The news cycle is loud, but we need to hear those who can’t shout
President Donald Trump has announced he will appoint Kansas Gov. Sam Brownback as the next ambassador-at-large for international religious freedom.
The Wednesday evening statement caps weeks of hopeful speculation by advocates who said Brownback would bring unprecedented political muscle to the position.
In his first interview after the announcement, Brownback told WORLD he plans to use his new position to coordinate efforts across the U.S. government and then advance international religious freedom with key partners abroad.
“I don't think we've figured out yet the right way to pursue it internationally,” Brownback said. “Religious freedom is such a hallmark of a forward-thinking nation.”

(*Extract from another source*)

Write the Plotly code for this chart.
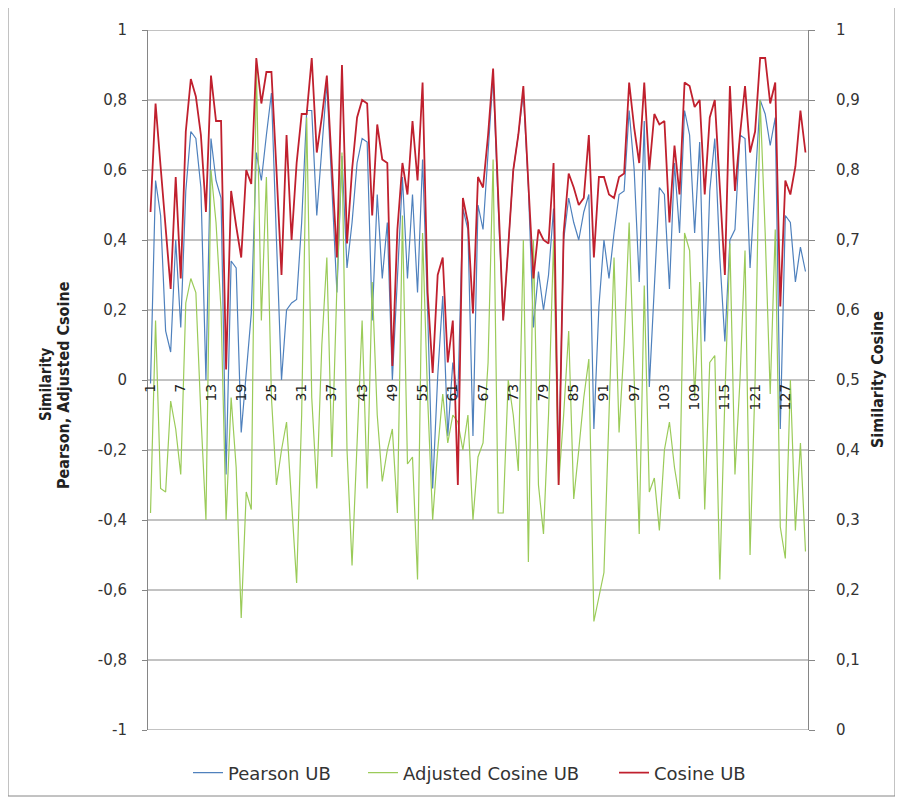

Brownback, who spent 15 years in the U.S. Senate, helped pass the International Religious Freedom Act that created the ambassador-at-large position in 1998. He said not enough has happened since then: “The level of persecution continues to grow.”
Brownback said he wants to make international religious freedom into a key security, economic, and diplomatic concern to create “dynamic action in this field.”
Former Ambassador-at-Large David Saperstein, who held the post during President Barack Obama’s final two years in office, hailed Brownback as an effective advocate.
“He knows the issue very well,” Saperstein told me. “This is a very strong appointment, and I look forward to working with him in furthering the cause of religious freedom around the globe.”
After several years of atrophy, the State Department’s Office of International Religious Freedom experienced a resurgence under Saperstein—in large part because he had direct access to Secretary of State John Kerry.
Brownback has a long history as an elected official—a first for someone in the ambassador-at-large position—and deep connections in the Republican Party.
“He's someone of real prominence who has a lot of professional experience in dealing with challenges that you would find at a place like the State Department,” said former Ambassador-at-Large John Hanford, who held the position from 2002 to 2009. “There's always the realization that he would have no hesitance picking up the phone and calling people at the White House or even on the Hill.”
The Hudson Institute’s Nina Shea, an international human rights lawyer, echoed that sentiment: “He has the political stature to end State Department policy paralysis to use diplomacy to stand up for the religiously persecuted.”
Sen. James Lankford, R-Okla., and a group of evangelical leaders released Wednesday night statements praising Brownback’s appointment.
Advocates had asked the Trump White House to fill the ambassador-at-large post within the administration’s first 100 days, but the nomination still came significantly sooner than those at the beginning of the George W. Bush or Obama presidencies (both waited 16 or more months).
Brownback said he first discussed the post with then-Vice President-elect Mike Pence shortly after the 2016 election.
It’s unclear how long Brownback could remain governor of Kansas, since the Senate confirmation process will likely stretch out for weeks. Barring a Senate deal to fast-track a group of nominees, it is highly unlikely Brownback would be confirmed until after senators return from the August recess.
Brownback would leave Kansas as one of the nation’s least popular governors, but he defended his conservative record—and his decision to take an administration post.
“I'm doing this job because of my interest and passion in the field,” Brownback said. “I am pleased with what I've gotten done as governor of this state.”